| Task brief |
Quote from the first line below through the line that contains "7.5, 8.5, 9.5]", both included, and leave the pictures out.

--- BEGIN Input rows ---

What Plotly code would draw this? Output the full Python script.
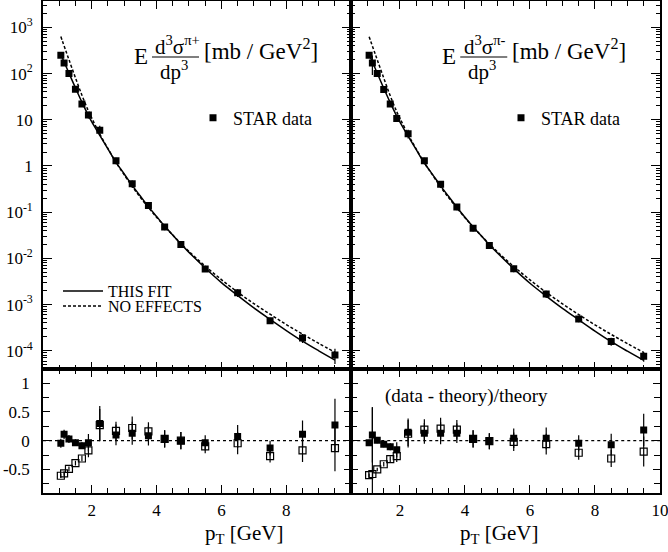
import plotly.graph_objects as go

W, H = 668, 552
FONT = "Liberation Serif"

# ---------------- data ----------------
pt = [1.05, 1.15, 1.3, 1.5, 1.7, 1.9, 2.25, 2.75, 3.25, 3.75, 4.25, 4.75, 5.5, 6.5, 7.5, 8.5, 9.5]

xs_pip = [250, 170, 100, 46, 22, 12.6, 5.9, 1.3, 0.41, 0.14, 0.048, 0.020, 0.0059, 0.0018, 4.5e-4, 1.9e-4, 8.1e-5]
xs_pim = [250, 170, 100, 45, 22, 10.7, 5.0, 1.3, 0.40, 0.13, 0.045, 0.019, 0.0060, 0.0017, 4.9e-4, 1.6e-4, 7.6e-5]
relerr_pip = [8, 8, 7, 6, 6, 15, 25, 16, 18, 16, 15, 15, 13, 19, 15, 22, 36]
relerr_pim = [5, 45, 5, 5, 6, 15, 21, 16, 17, 15, 15, 14, 16, 18, 15, 20, 24]

curve_pt = [1.05, 1.1, 1.2, 1.3, 1.5, 1.7, 1.9, 2.0, 2.25, 2.5, 2.75, 3.0, 3.25, 3.5, 3.75,
            4.0, 4.25, 4.5, 4.75, 5.0, 5.5, 6.0, 6.5, 7.0, 7.5, 8.0, 8.5, 9.0, 9.5]
fit_pip = [257, 214, 148, 102, 49, 24, 12.3, 9.1, 4.6, 2.34, 1.20, 0.68, 0.38, 0.224, 0.132,
           0.081, 0.050, 0.032, 0.0204, 0.0135, 0.0062, 0.0030, 0.00158, 0.00085, 0.00048,
           0.000275, 0.000162, 0.000100, 0.000063]
noeff_pip = [631, 501, 316, 200, 81, 34, 15.5, 11.0, 4.9, 2.40, 1.20, 0.65, 0.36, 0.209, 0.126,
             0.078, 0.049, 0.032, 0.0209, 0.0141, 0.0068, 0.00347, 0.00186, 0.00105, 0.00062,
             0.00037, 0.000229, 0.000145, 0.000093]
fit_pim = [257, 214, 148, 102, 48, 23.5, 12.0, 8.9, 4.4, 2.25, 1.16, 0.66, 0.37, 0.218, 0.128,
           0.078, 0.048, 0.031, 0.0198, 0.0131, 0.0060, 0.0029, 0.00153, 0.00083, 0.00047,
           0.000268, 0.000158, 0.000098, 0.000062]
noeff_pim = [625, 498, 314, 198, 80, 33, 15.0, 10.7, 4.8, 2.33, 1.17, 0.64, 0.35, 0.205, 0.123,
             0.076, 0.048, 0.031, 0.0205, 0.0138, 0.0067, 0.00343, 0.00184, 0.00104, 0.00061,
             0.000365, 0.000226, 0.000143, 0.000092]

# (data - theory)/theory
rfit_pip = [-0.045, 0.11, 0.03, -0.035, -0.087, -0.035, 0.30, 0.10, 0.13, 0.087, 0.03, 0.0, -0.035, 0.07, -0.13, 0.11, 0.27]
rfit_pip_err = [0.08, 0.08, 0.07, 0.06, 0.06, 0.15, 0.30, 0.18, 0.20, 0.17, 0.15, 0.15, 0.13, 0.20, 0.13, 0.24, 0.46]
rno_pip = [-0.61, -0.57, -0.49, -0.39, -0.31, -0.17, 0.27, 0.17, 0.22, 0.16, 0.03, 0.0, -0.10, -0.045, -0.27, -0.17, -0.13]
rno_pip_err = [0.04, 0.04, 0.04, 0.04, 0.05, 0.12, 0.28, 0.16, 0.20, 0.16, 0.15, 0.15, 0.12, 0.19, 0.11, 0.20, 0.40]

rfit_pim = [-0.035, 0.10, 0.006, -0.064, -0.105, -0.16, 0.145, 0.128, 0.128, 0.128, 0.03, -0.01, 0.04, 0.04, -0.046, -0.07, 0.186]
rfit_pim_err = [0.05, 0.48, 0.05, 0.05, 0.06, 0.13, 0.24, 0.18, 0.19, 0.17, 0.15, 0.14, 0.17, 0.19, 0.14, 0.19, 0.28]
rno_pim = [-0.60, -0.58, -0.50, -0.41, -0.32, -0.27, 0.12, 0.19, 0.21, 0.19, 0.03, -0.01, -0.02, -0.06, -0.21, -0.31, -0.19]
rno_pim_err = [0.03, 1.16, 0.03, 0.04, 0.05, 0.10, 0.24, 0.18, 0.19, 0.17, 0.15, 0.14, 0.16, 0.18, 0.12, 0.15, 0.26]

log_tickvals = [1e-4, 1e-3, 1e-2, 1e-1, 1, 10, 1e2, 1e3]
log_ticktext = ["10<sup>-4</sup>", "10<sup>-3</sup>", "10<sup>-2</sup>", "10<sup>-1</sup>",
                "1", "10", "10<sup>2</sup>", "10<sup>3</sup>"]
ratio_tickvals = [-0.5, 0, 0.5, 1]
ratio_ticktext = ["-0.5", "0", "0.5", "1"]
pt_tickvals = [2, 4, 6, 8, 10]


# ---------------- helpers ----------------
def fx(p):
    return p / W


def fy(p):
    return 1 - p / H


def abs_err(vals, pct):
    return [v * e / 100.0 for v, e in zip(vals, pct)]


X_L = [fx(43), fx(351.25)]
X_R = [fx(351.25), fx(660)]
Y_T = [fy(369.3), fy(1)]
Y_B = [fy(493), fy(369.3)]

fig = go.Figure()

sq = dict(symbol="square", size=7, color="black")
osq = dict(symbol="square-open", size=7, color="black", line=dict(width=1.2, color="black"))


def ebar(arr):
    return dict(type="data", array=arr, visible=True, color="black", thickness=1.2, width=0)


# top-left
fig.add_trace(go.Scatter(x=curve_pt, y=fit_pip, mode="lines", line=dict(color="black", width=1.5, shape="spline"),
                         name="THIS FIT", legend="legend", xaxis="x", yaxis="y"))
fig.add_trace(go.Scatter(x=curve_pt, y=noeff_pip, mode="lines",
                         line=dict(color="black", width=1.5, dash="3px,2px", shape="spline"),
                         name="NO EFFECTS", legend="legend2", xaxis="x", yaxis="y"))
fig.add_trace(go.Scatter(x=pt, y=xs_pip, mode="markers", marker=sq, name="STAR data", legend="legend3",
                         error_y=ebar(abs_err(xs_pip, relerr_pip)), xaxis="x", yaxis="y"))
# top-right
fig.add_trace(go.Scatter(x=curve_pt, y=fit_pim, mode="lines", line=dict(color="black", width=1.5, shape="spline"),
                         showlegend=False, xaxis="x2", yaxis="y2"))
fig.add_trace(go.Scatter(x=curve_pt, y=noeff_pim, mode="lines",
                         line=dict(color="black", width=1.5, dash="3px,2px", shape="spline"),
                         showlegend=False, xaxis="x2", yaxis="y2"))
fig.add_trace(go.Scatter(x=pt, y=xs_pim, mode="markers", marker=sq, name="STAR data", legend="legend4",
                         error_y=ebar(abs_err(xs_pim, relerr_pim)), xaxis="x2", yaxis="y2"))
# bottom-left
fig.add_trace(go.Scatter(x=pt, y=rno_pip, mode="markers", marker=osq, showlegend=False,
                         error_y=ebar(rno_pip_err), xaxis="x3", yaxis="y3"))
fig.add_trace(go.Scatter(x=pt, y=rfit_pip, mode="markers", marker=sq, showlegend=False,
                         error_y=ebar(rfit_pip_err), xaxis="x3", yaxis="y3"))
# bottom-right
fig.add_trace(go.Scatter(x=pt, y=rno_pim, mode="markers", marker=osq, showlegend=False,
                         error_y=ebar(rno_pim_err), xaxis="x4", yaxis="y4"))
fig.add_trace(go.Scatter(x=pt, y=rfit_pim, mode="markers", marker=sq, showlegend=False,
                         error_y=ebar(rfit_pim_err), xaxis="x4", yaxis="y4"))

common = dict(showline=True, linecolor="black", linewidth=1.6, mirror="allticks", ticks="inside",
              tickcolor="black", tickwidth=1.2, showgrid=False, zeroline=False, automargin=False,
              tickfont=dict(family=FONT, size=17, color="black"))

xminor = dict(ticks="inside", ticklen=5, tickcolor="black", tickwidth=1.2, dtick=0.5, tick0=0, showgrid=False)
xcommon = dict(common, range=[0.5, 10.002], tickmode="array", tickvals=pt_tickvals, ticklen=8,
               minor=xminor, ticklabelstandoff=1, ticklabeloverflow="allow")

logminor = dict(ticks="inside", ticklen=4, tickcolor="black", tickwidth=1, dtick="D1", showgrid=False)
ycommon_top = dict(common, type="log", range=[-4.4, 3.57], tickmode="array", tickvals=log_tickvals,
                   ticktext=log_ticktext, ticklen=9, minor=logminor, domain=Y_T, ticklabelstandoff=5)
ycommon_bot = dict(common, range=[-0.91, 1.24], tickmode="array", tickvals=ratio_tickvals,
                   ticktext=ratio_ticktext, ticklen=7,
                   minor=dict(ticks="inside", ticklen=6, tickcolor="black", tickwidth=1.2, dtick=0.25, tick0=0,
                              showgrid=False),
                   domain=Y_B, ticklabelstandoff=8)

fig.update_layout(
    xaxis=dict(xcommon, domain=X_L, anchor="y", showticklabels=False),
    xaxis2=dict(xcommon, domain=X_R, anchor="y2", showticklabels=False),
    xaxis3=dict(xcommon, domain=X_L, anchor="y3", ticktext=["2", "4", "6", "8", ""]),
    xaxis4=dict(xcommon, domain=X_R, anchor="y4", ticktext=["2", "4", "6", "8", "10"]),
    yaxis=dict(ycommon_top, anchor="x"),
    yaxis2=dict(ycommon_top, anchor="x2", showticklabels=False),
    yaxis3=dict(ycommon_bot, anchor="x3"),
    yaxis4=dict(ycommon_bot, anchor="x4", showticklabels=False),
)


def leg(x, y, iw=30):
    return dict(x=fx(x), y=fy(y), xanchor="left", yanchor="middle", bgcolor="rgba(0,0,0,0)",
                borderwidth=0, itemwidth=iw, font=dict(family=FONT, size=16, color="black"))


fig.update_layout(
    width=W, height=H, margin=dict(l=0, r=0, t=0, b=0, autoexpand=False),
    paper_bgcolor="white", plot_bgcolor="white",
    font=dict(family=FONT, color="black"),
    legend=leg(58, 291, 40),
    legend2=leg(58, 306, 40),
    legend3=dict(leg(193, 118), font=dict(family=FONT, size=18, color="black")),
    legend4=dict(leg(501, 118), font=dict(family=FONT, size=18, color="black")),
)

# zero reference lines in ratio panels
for xr, yr in (("x3", "y3"), ("x4", "y4")):
    fig.add_shape(type="line", xref=xr + " domain", x0=0, x1=1, yref=yr, y0=0, y1=0,
                  line=dict(color="black", width=1.2, dash="dot"))

# formula labels
annots = []
for dx, num in ((0, "d<sup>3</sup>σ<sup>π+</sup>"), (308.25, "d<sup>3</sup>σ<sup>π-</sup>")):
    annots.append(dict(x=fx(141 + dx), y=fy(56), text="E", font=dict(family=FONT, size=23)))
    annots.append(dict(x=fx(177 + dx), y=fy(45), text=num, font=dict(family=FONT, size=21)))
    annots.append(dict(x=fx(174 + dx), y=fy(70), text="dp<sup>3</sup>", font=dict(family=FONT, size=21)))
    annots.append(dict(x=fx(202 + dx), y=fy(50), text="[mb / GeV<sup>2</sup>]", xanchor="left",
                       font=dict(family=FONT, size=23)))
    fig.add_shape(type="line", xref="paper", yref="paper", x0=fx(152 + dx), x1=fx(199 + dx),
                  y0=fy(57), y1=fy(57), line=dict(color="black", width=1.2))

annots.append(dict(x=fx(383), y=fy(396), text="(data - theory)/theory", xanchor="left",
                   font=dict(family=FONT, size=19)))
annots.append(dict(x=fx(203), y=fy(534), text="p<sub>T</sub> [GeV]", xanchor="left",
                   font=dict(family=FONT, size=21)))
annots.append(dict(x=fx(458), y=fy(534), text="p<sub>T</sub> [GeV]", xanchor="left",
                   font=dict(family=FONT, size=21)))

for a in annots:
    a.setdefault("xanchor", "center")
    a.update(xref="paper", yref="paper", yanchor="middle", showarrow=False)
    a["font"]["color"] = "black"
    fig.add_annotation(**a)

fig.write_html("out.html", config={"displayModeBar": False},
               post_script="document.documentElement.style.overflow='hidden';"
                           "document.body.style.margin='0';document.body.style.overflow='hidden';")
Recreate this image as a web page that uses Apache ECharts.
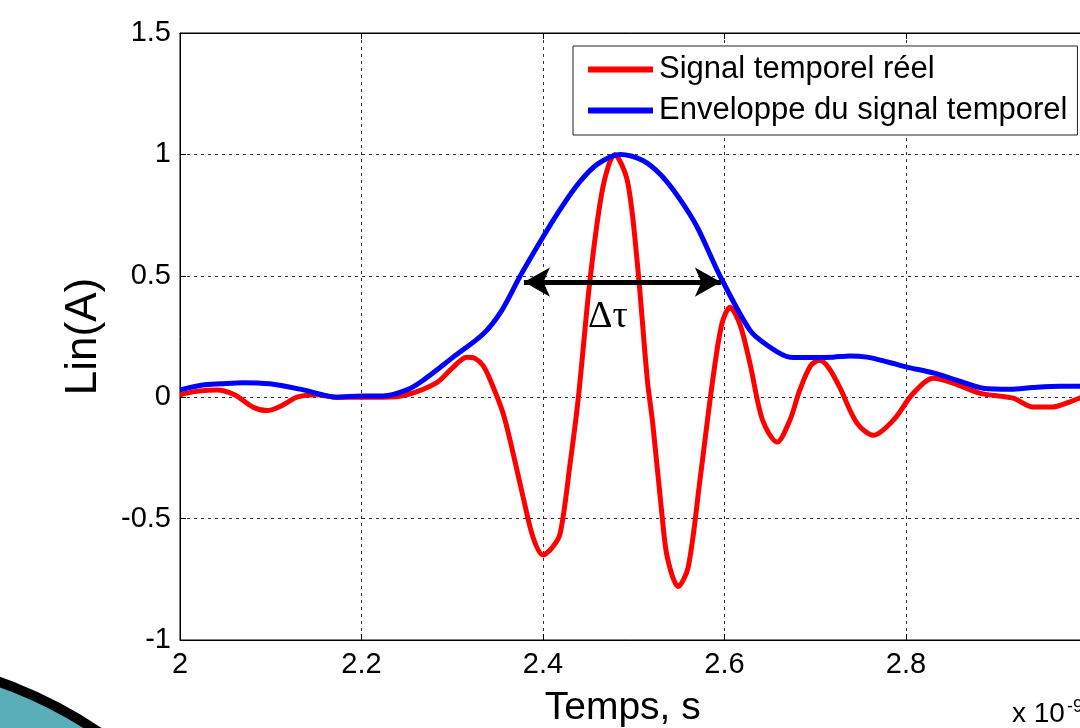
<!DOCTYPE html>
<html>
<head>
<meta charset="utf-8">
<script src="https://cdn.jsdelivr.net/npm/echarts@6/dist/echarts.min.js"></script>
<style>
  html, body { margin: 0; padding: 0; background: #fff; }
  #chart { width: 1080px; height: 728px; }
</style>
</head>
<body>
<div id="chart"></div>
<script>
// Temps (x 10^-9 s) et amplitudes
const signalTimes = [2.000, 2.020, 2.041, 2.060, 2.080, 2.096, 2.112, 2.129, 2.150, 2.173, 2.200, 2.224, 2.250, 2.283, 2.300, 2.316, 2.325, 2.334, 2.342, 2.356, 2.367, 2.378, 2.389, 2.400, 2.410, 2.419, 2.430, 2.439, 2.452, 2.466, 2.479, 2.493, 2.504, 2.515, 2.521, 2.531, 2.537, 2.549, 2.560, 2.573, 2.587, 2.597, 2.606, 2.617, 2.628, 2.642, 2.658, 2.672, 2.683, 2.695, 2.705, 2.715, 2.727, 2.746, 2.764, 2.786, 2.808, 2.830, 2.852, 2.882, 2.918, 2.940, 2.962, 2.980, 3.000];
const signalValues = [0.01, 0.025, 0.03, 0.01, -0.04, -0.055, -0.035, 0.0, 0.01, 0.0, 0.0, 0.0, 0.01, 0.06, 0.12, 0.165, 0.16, 0.13, 0.07, -0.066, -0.23, -0.41, -0.577, -0.65, -0.62, -0.56, -0.27, 0.0, 0.49, 0.865, 1.0, 0.89, 0.55, 0.07, -0.11, -0.48, -0.66, -0.78, -0.70, -0.34, 0.07, 0.30, 0.37, 0.30, 0.14, -0.095, -0.185, -0.095, 0.03, 0.13, 0.152, 0.12, 0.04, -0.107, -0.157, -0.095, 0.016, 0.078, 0.058, 0.016, -0.004, -0.04, -0.04, -0.02, 0.01];

const envelopeTimes = [2.000, 2.025, 2.045, 2.069, 2.099, 2.136, 2.173, 2.200, 2.224, 2.250, 2.268, 2.301, 2.334, 2.355, 2.375, 2.400, 2.420, 2.440, 2.460, 2.485, 2.510, 2.530, 2.550, 2.570, 2.595, 2.628, 2.647, 2.672, 2.700, 2.720, 2.738, 2.757, 2.780, 2.801, 2.830, 2.860, 2.885, 2.915, 2.940, 2.970, 3.000];
const envelopeValues = [0.03, 0.05, 0.055, 0.06, 0.055, 0.03, 0.0, 0.005, 0.005, 0.03, 0.07, 0.165, 0.26, 0.36, 0.50, 0.66, 0.78, 0.885, 0.96, 1.0, 0.975, 0.915, 0.82, 0.70, 0.50, 0.276, 0.214, 0.165, 0.163, 0.165, 0.17, 0.165, 0.145, 0.124, 0.10, 0.065, 0.037, 0.033, 0.04, 0.045, 0.045];

// Flèche Δτ (largeur à mi-hauteur)
const deltaStart = [2.379, 0.474];
const deltaEnd = [2.596, 0.474];

const seriesNames = ["Signal temporel réel", "Enveloppe du signal temporel"];

const FONT = "'Liberation Sans', Arial, sans-serif";

const chart = echarts.init(document.getElementById("chart"));

const toPairs = (xs, ys) => xs.map((x, i) => [x, ys[i]]);

const gridLine = { show: true, lineStyle: { color: "#333", width: 1, type: [3, 4] } };

const option = {
  animation: false,
  backgroundColor: "#fff",
  grid: {
    left: 180, top: 33, right: -7.5, bottom: 88,
    outerBoundsMode: "none",
    show: true, borderColor: "#000", borderWidth: 1,
  },
  legend: {
    data: seriesNames,
    orient: "vertical",
    left: 573,
    top: 46,
    padding: [8, 10, 9, 15],
    itemGap: 10,
    itemWidth: 65,
    itemHeight: 6,
    icon: "rect",
    backgroundColor: "#fff",
    borderColor: "#222",
    borderWidth: 1,
    textStyle: { fontFamily: FONT, fontSize: 31, color: "#000", lineHeight: 30, padding: [0, 0, 0, 1] },
  },
  xAxis: [
    {
      type: "value",
      min: 2,
      max: 3,
      interval: 0.2,
      name: "Temps, s",
      nameLocation: "middle",
      nameGap: 49,
      nameTextStyle: { fontFamily: FONT, fontSize: 39, color: "#000", padding: [0, 22, 0, 0] },
      axisLine: { onZero: false, lineStyle: { color: "#000", width: 1 } },
      axisTick: { inside: true, length: 6, lineStyle: { color: "#000" } },
      axisLabel: { fontFamily: FONT, fontSize: 29, color: "#000", margin: 10, showMaxLabel: false },
      splitLine: gridLine,
    },
    {
      type: "value",
      position: "top",
      min: 2,
      max: 3,
      interval: 0.2,
      axisLine: { onZero: false, lineStyle: { color: "#000", width: 1 } },
      axisTick: { inside: true, length: 6, lineStyle: { color: "#000" } },
      axisLabel: { show: false },
      splitLine: { show: false },
    },
  ],
  yAxis: {
    type: "value",
    min: -1,
    max: 1.5,
    interval: 0.5,
    name: "Lin(A)",
    nameLocation: "middle",
    nameGap: 74,
    nameRotate: 90,
    nameTextStyle: { fontFamily: FONT, fontSize: 44, color: "#000" },
    axisLine: { show: true, onZero: false, lineStyle: { color: "#000", width: 1 } },
    axisTick: { show: true, inside: true, length: 6, lineStyle: { color: "#000" } },
    axisLabel: { fontFamily: FONT, fontSize: 29, color: "#000", margin: 9 },
    splitLine: gridLine,
  },
  series: [
    {
      name: seriesNames[0],
      type: "line",
      data: toPairs(signalTimes, signalValues),
      smooth: 0.3,
      showSymbol: false,
      lineStyle: { color: "#ff0000", width: 5 },
      itemStyle: { color: "#ff0000" },
      markLine: {
        silent: true,
        symbol: ["arrow", "arrow"],
        symbolSize: [22, 26],
        label: { show: false },
        lineStyle: { color: "#000", width: 5, type: "solid" },
        data: [[{ coord: deltaStart }, { coord: deltaEnd }]],
      },
    },
    {
      name: seriesNames[1],
      type: "line",
      data: toPairs(envelopeTimes, envelopeValues),
      smooth: 0.3,
      showSymbol: false,
      lineStyle: { color: "#0000ff", width: 5 },
      itemStyle: { color: "#0000ff" },
    },
  ],
  graphic: [
    {
      type: "text",
      left: 588,
      top: 298,
      style: { text: "Δτ", font: "38px 'Liberation Serif', 'Times New Roman', serif", fill: "#000" },
      z: 10,
    },
    {
      type: "text",
      left: 1012,
      top: 698,
      style: {
        text: "x 10{sup|-9}",
        font: "28px " + FONT,
        fill: "#000",
        rich: { sup: { fontSize: 18, fontFamily: FONT, fill: "#000", verticalAlign: "top", padding: [0, 0, 14, 2] } },
      },
    },
    {
      type: "circle",
      shape: { cx: -150, cy: 1100, r: 444 },
      style: { fill: "#5aaeb8", stroke: "#000", lineWidth: 10 },
      z: -1,
    },
  ],
};

chart.setOption(option);
</script>
</body>
</html>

--- END Input rows ---

| Task solution |
What Plotly code would draw this? Output the full Python script.
import plotly.graph_objects as go

W, H = 668, 552
FONT = "Liberation Serif"

# ---------------- data ----------------
pt = [1.05, 1.15, 1.3, 1.5, 1.7, 1.9, 2.25, 2.75, 3.25, 3.75, 4.25, 4.75, 5.5, 6.5, 7.5, 8.5, 9.5]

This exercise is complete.